# How to write a rate expression when one reactant is not soluble?

For a chemistry experiment, I would like to determine the rate expression for the reaction between zinc and hydrochloric acid. Given that zinc is not soluble in the water, would I use a "false" concentration of sorts and divide the moles of zinc added by the volume of the hydrochloric acid, or is one simply not able to write a rate expression for this reaction?

• Consider if the rate is meaningful: you can determine the degree of the equation, but the actual rate would be dependent on external factors, e.g., Is the zinc a single sphere, a nanometer thick sheet, etc.? What removes hydrogen bubbles that quickly remove Zn from contact with HCl? Gravity? Stirring? Mar 6 at 15:45
• Trying to evaluate reaction rates where three different phases are involved (solid, liquid, gas) is like opening the Pandora's box. Mar 7 at 15:59

(1) About the "false" concentration Hello. In general, a rate law may (among other magnitudes) include some measure of the concentration of all the participants, in this case $$\ce{Zn(s)} + \ce{2 HCl(aq)} \rightarrow \ce{ZnCl_2 (aq)} + \ce{H_2 (g)} \tag{1}$$

As you said correctly, zinc is not soluble on this medium. However, there is no such thing of "concentration of Zinc" or "concentration of a solid", because this is a pure solid, and there is no sense of talking about a measure of concentration of a pure solid phase. Mathematically this is an advantage for you, because the activity of a pure solid phase, is by definition 1, i.e. $$a_{\ce{Zn}} = 1$$ always.

(2) About the possibility to write down a rate law You can, sometimes easily sometimes not, track the concentration of a certain species in this solution. Here may come your knowledge in analytic chemistry for ions in solution for example.

If you can guarantee that only Eq. (1) takes place, this will be enough, and by stoichiometry you can find the moles of all the other species consumed/generated within time. After that, you can perform a mole balance and try to relate the rate of change of any concentration to the rate of reaction. However, finding a general equation that relates the set of experimental values to a rate law $$r$$ that depends on to the concentration of $$\ce{H^+}$$, of $$\ce{Cl^-}$$, the partial pressure of $$\ce{H_2}$$, the temperature $$T$$, etc., is a matter of art. Good luck in your experiment!

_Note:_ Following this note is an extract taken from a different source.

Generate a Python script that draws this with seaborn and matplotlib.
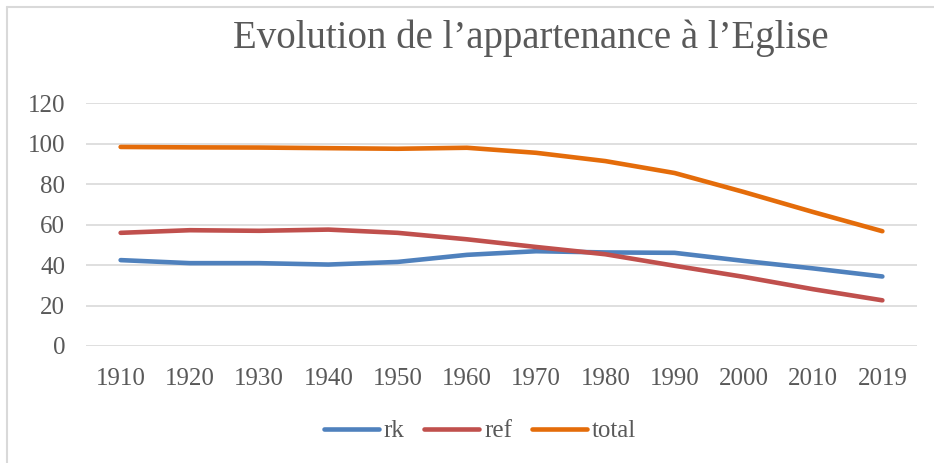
import matplotlib
matplotlib.use("Agg")
import matplotlib.pyplot as plt
import seaborn as sns
import pandas as pd
from matplotlib.lines import Line2D

years = ["1910", "1920", "1930", "1940", "1950", "1960", "1970", "1980", "1990", "2000", "2010", "2019"]
rk = [42.5, 41.0, 41.0, 40.3, 41.6, 45.1, 46.9, 46.3, 46.1, 42.1, 38.4, 34.4]
ref = [56.0, 57.3, 57.0, 57.6, 56.0, 52.8, 49.0, 45.4, 39.7, 34.2, 28.1, 22.6]
total = [98.5, 98.3, 98.2, 97.9, 97.6, 98.1, 95.6, 91.5, 85.6, 76.2, 66.3, 56.8]
series_names = ["rk", "ref", "total"]
colors = ["#4F81BD", "#C0504D", "#E46C0A"]

df = pd.DataFrame({
    "year": years * 3,
    "value": rk + ref + total,
    "series": [s for s in series_names for _ in years],
})
df["x"] = list(range(len(years))) * 3

sns.set_theme(style="white")
plt.rcParams["font.family"] = ["Liberation Serif", "DejaVu Serif"]

W, H = 934, 463
fig = plt.figure(figsize=(W / 100, H / 100), dpi=100)
ax = fig.add_axes([86 / W, 1 - 346 / H, (917 - 86) / W, (346 - 103.5) / H])

sns.lineplot(data=df, x="x", y="value", hue="series", palette=colors,
             linewidth=3.3, ax=ax, legend=False, sort=False)
for ln in ax.get_lines():
    ln.set_solid_capstyle("round")
    ln.set_solid_joinstyle("round")

ax.set_xlim(-0.5, len(years) - 0.5)
ax.set_ylim(0, 120)
ax.set_yticks(range(0, 121, 20))
ax.set_xticks(range(len(years)))
ax.set_xticklabels(years)
ax.set_xlabel("")
ax.set_ylabel("")
ax.grid(axis="y", color="#D9D9D9", linewidth=1.2)
ax.grid(axis="x", visible=False)
ax.set_axisbelow(True)
for s in ax.spines.values():
    s.set_visible(False)
ax.tick_params(axis="both", length=0, labelsize=18, labelcolor="#595959")
ax.tick_params(axis="x", pad=16)
ax.tick_params(axis="y", pad=15)

fig.text(531 / W, 1 - 48 / H, "Evolution de l\u2019appartenance \u00e0 l\u2019Eglise",
         ha="center", va="baseline", fontsize=28, color="#595959")

handles = [Line2D([0], [0], color=c, linewidth=3.3, solid_capstyle="round") for c in colors]
fig.legend(handles, series_names, loc="center", bbox_to_anchor=(480 / W, 1 - 431 / H),
           ncol=3, frameon=False, fontsize=18, labelcolor="#595959",
           handlelength=2.2, handletextpad=0.2, columnspacing=0.8)

# chart area border
fig.add_artist(Line2D([7 / W, 1.0], [1 - 6.5 / H, 1 - 6.5 / H], color="#D9D9D9", linewidth=1.5,
                      transform=fig.transFigure))
fig.add_artist(Line2D([7 / W, 7 / W], [0.0, 1 - 6.5 / H], color="#D9D9D9", linewidth=1.5,
                      transform=fig.transFigure))

fig.savefig("out.png", dpi=100)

In principle, the rate law should include anything that changes the rate, or specify that parameters that were kept constant (temperature, for example). So you could say you investigated the rate law a room temperature and ambient pressure.

[OP] Given that zinc is not soluble in the water, would I use a "false" concentration of sorts and divide the moles of zinc added by the volume of the hydrochloric acid, or is one simply not able to write a rate expression for this reaction?

You would have to do some experiments to see what about the zinc affects the rate. Surface area would be a first guess. It is unlikely that the quantity you suggest would be directly linked to the speed of reaction. I don't think the reaction slows down when you add more hydrochloric acid to a block of zinc (but your "false" concentration would be lower).

[from the comments] What removes hydrogen bubbles that quickly remove Zn from contact with HCl? Gravity? Stirring?

If you stir, you would have to do an experiment whether the type of stirring and the speed of stirring affects the rate (or keep it constant and specify it when you state the rate law and constants, see above).

For a chemistry experiment, I would like to determine the rate expression for the reaction between zinc and hydrochloric acid.

The first rate laws you learn about are often zero, first or second order in a reactant. When it comes to heterogeneous reactions, you can expect more complicated behavior (which might look like zero or first order in same part of the multi-dimensional parameter space). A classic example is enzyme kinetics, where the reaction looks first order in substrate at lower concentration and zero order at higher concentration, with a rate law that is not a simple power law.